Lines of data:

START

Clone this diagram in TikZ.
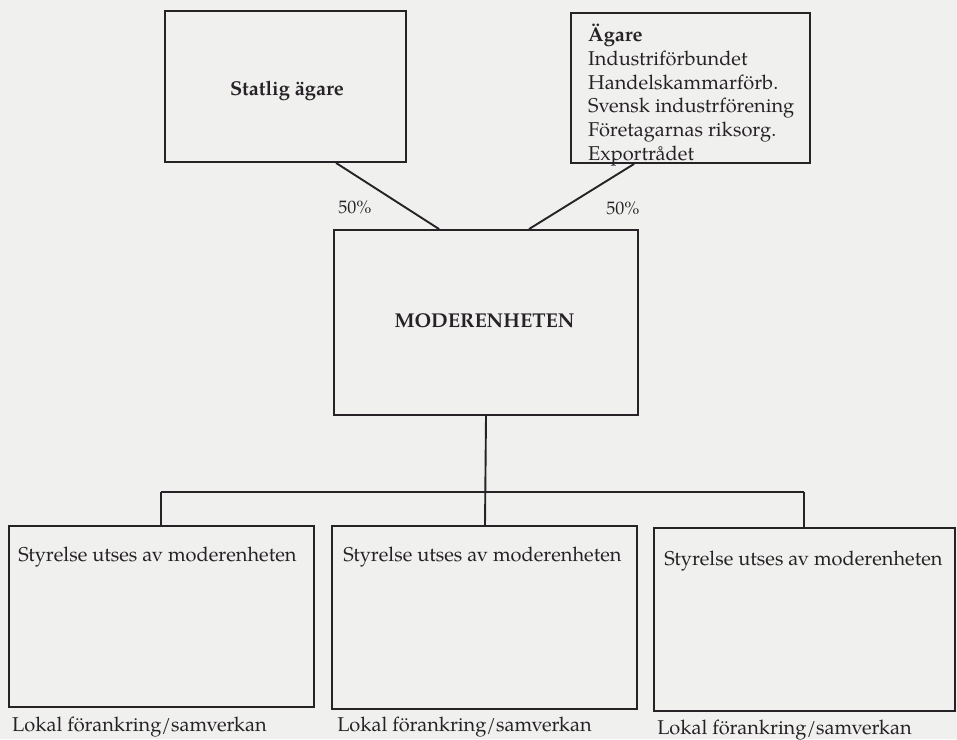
\documentclass[tikz,border=0pt]{standalone}
\usepackage{fontspec}
\setmainfont{TeX Gyre Pagella}
\usetikzlibrary{calc}
\definecolor{paper}{RGB}{240,240,239}
\definecolor{ink}{RGB}{38,34,38}
\begin{document}
\begin{tikzpicture}[x=1pt,y=-1pt,
  box/.style={draw=ink,line width=1.9pt,rectangle,inner sep=0pt,minimum width=#1},
  lbl/.style={text=ink,inner sep=0pt,font=\fontsize{20}{23.7}\selectfont},
  head/.style={lbl,font=\fontsize{20}{23.7}\selectfont\bfseries},
  pct/.style={lbl,font=\fontsize{18}{20}\selectfont},
  link/.style={draw=ink,line width=1.9pt}]
  % page background and size
  \fill[paper] (0,0) rectangle (957,739);
  \useasboundingbox (0,0) rectangle (957,739);

  % owners
  \node[box=241pt,minimum height=151pt] (stat) at (285.5,86.5) {};
  \node[head] (statlbl) at (287,91) {Statlig ägare};
  \node[box=239pt,minimum height=150pt] (agare) at (690.5,88) {};
  \node[lbl,align=left,anchor=north west] (agarelbl) at (588,24)
    {\textbf{Ägare}\\Industriförbundet\\Handelskammarförb.\\Svensk industrförening\\Företagarnas riksorg.\\Exportrådet};

  % parent unit
  \node[box=304pt,minimum height=185pt] (moder) at (486,322.5) {};
  \node[head] (moderlbl) at (484.5,321) {MODERENHETEN};

  % ownership links
  \coordinate (s1) at ($(stat.south west)+(172,0)$);
  \coordinate (m1) at ($(moder.north west)+(106,0)$);
  \coordinate (a1) at ($(agare.south west)+(64,0)$);
  \coordinate (m2) at ($(moder.north west)+(196,0)$);
  \draw[link] (s1) -- (m1);
  \draw[link] (a1) -- (m2);
  \node[pct] (p1) at (355,207) {50\%};
  \node[pct] (p2) at (623,208) {50\%};

  % subsidiaries
  \node[box=305pt,minimum height=181pt] (b1) at (161.5,616.5) {};
  \node[box=305pt,minimum height=183pt] (b2) at (484.5,617.5) {};
  \node[box=301pt,minimum height=183pt] (b3) at (804.5,619.5) {};
  \foreach \b/\dx/\dy in {b1/10/32, b2/12/32, b3/11/34}{
    \node[lbl,anchor=west] (\b top) at ($(\b.north west)+(\dx,\dy)$) {Styrelse utses av moderenheten};
  }
  \foreach \b/\dx/\dy in {b1/4/19, b2/6/17, b3/4/18}{
    \node[lbl,anchor=west] (\b low) at ($(\b.south west)+(\dx,\dy)$) {Lokal förankring/samverkan};
  }

  % distribution bar
  \coordinate (barL) at ($(b1.north west)+(153,-33)$);
  \coordinate (barR) at ($(b3.north west)+(151,-35)$);
  \draw[link] (moder.south) -- ($(b2.north)+(0.5,0)$);
  \draw[link] (barL) -- (barR);
  \draw[link] (barL) -- (barL |- b1.north);
  \draw[link] (barR) -- (barR |- b3.north);
\end{tikzpicture}
\end{document}
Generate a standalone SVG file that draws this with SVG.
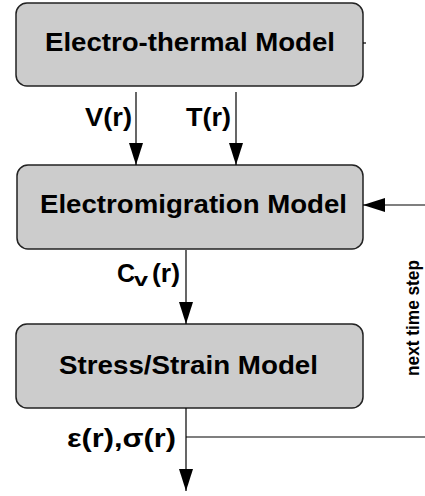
<svg xmlns="http://www.w3.org/2000/svg" width="425" height="496" viewBox="0 0 425 496">
<style>
.box{fill:#cccccc;stroke:#222222;stroke-width:1.5}
.title{font-family:"Liberation Sans",Arial,sans-serif;font-weight:bold;font-size:25px;fill:#000}
.lbl{font-family:"Liberation Sans",Arial,sans-serif;font-weight:bold;font-size:25px;fill:#000}
.side{font-family:"Liberation Sans",Arial,sans-serif;font-weight:bold;font-size:18px;fill:#000}
.wire{stroke:#000;stroke-width:1.2;fill:none}
</style>
<defs>
<marker id="ah" markerUnits="userSpaceOnUse" markerWidth="24" markerHeight="16" refX="22" refY="7" orient="auto">
<path d="M0,0 L22,7 L0,14 Z" fill="#000"/>
</marker>
</defs>
<g id="electro-thermal">
<rect class="box" x="16" y="3" width="347" height="83" rx="11"/>
<text class="title" x="45" y="51" textLength="290" lengthAdjust="spacingAndGlyphs">Electro-thermal Model</text>
</g>
<g id="electromigration">
<rect class="box" x="17" y="165" width="346" height="84" rx="11"/>
<text class="title" x="40" y="213" textLength="307" lengthAdjust="spacingAndGlyphs">Electromigration Model</text>
</g>
<g id="stress-strain">
<rect class="box" x="16" y="324" width="347" height="84" rx="11"/>
<text class="title" x="59" y="374" textLength="259" lengthAdjust="spacingAndGlyphs">Stress/Strain Model</text>
</g>
<g id="connectors">
<line class="wire" x1="136" y1="92" x2="136" y2="165" marker-end="url(#ah)"/>
<line class="wire" x1="236" y1="92" x2="236" y2="165" marker-end="url(#ah)"/>
<line class="wire" x1="186" y1="250" x2="186" y2="324" marker-end="url(#ah)"/>
<line class="wire" x1="186" y1="408" x2="186" y2="491" marker-end="url(#ah)"/>
<line class="wire" x1="186" y1="437" x2="425" y2="437"/>
<line class="wire" x1="425" y1="205" x2="363" y2="205" marker-end="url(#ah)"/>
<line class="wire" x1="363" y1="43" x2="366" y2="43"/>
<text class="lbl" x="85" y="126" textLength="47" lengthAdjust="spacingAndGlyphs">V(r)</text>
<text class="lbl" x="186" y="126" textLength="45" lengthAdjust="spacingAndGlyphs">T(r)</text>
<text class="lbl"><tspan x="117" y="282">C</tspan><tspan x="134" y="286" font-size="18" textLength="14" lengthAdjust="spacingAndGlyphs">v</tspan><tspan x="152" y="282" textLength="28" lengthAdjust="spacingAndGlyphs">(r)</tspan></text>
<text class="lbl" x="67" y="447" font-size="26" textLength="109" lengthAdjust="spacingAndGlyphs">ε(r),σ(r)</text>
<text class="side" transform="translate(419,376) rotate(-90)" x="0" y="0" textLength="116" lengthAdjust="spacingAndGlyphs">next time step</text>
</g>
</svg>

END

Identify each line containing the string "this" and copy it out.

**Expected answer:**
Clone this diagram in TikZ.
Generate a standalone SVG file that draws this with SVG.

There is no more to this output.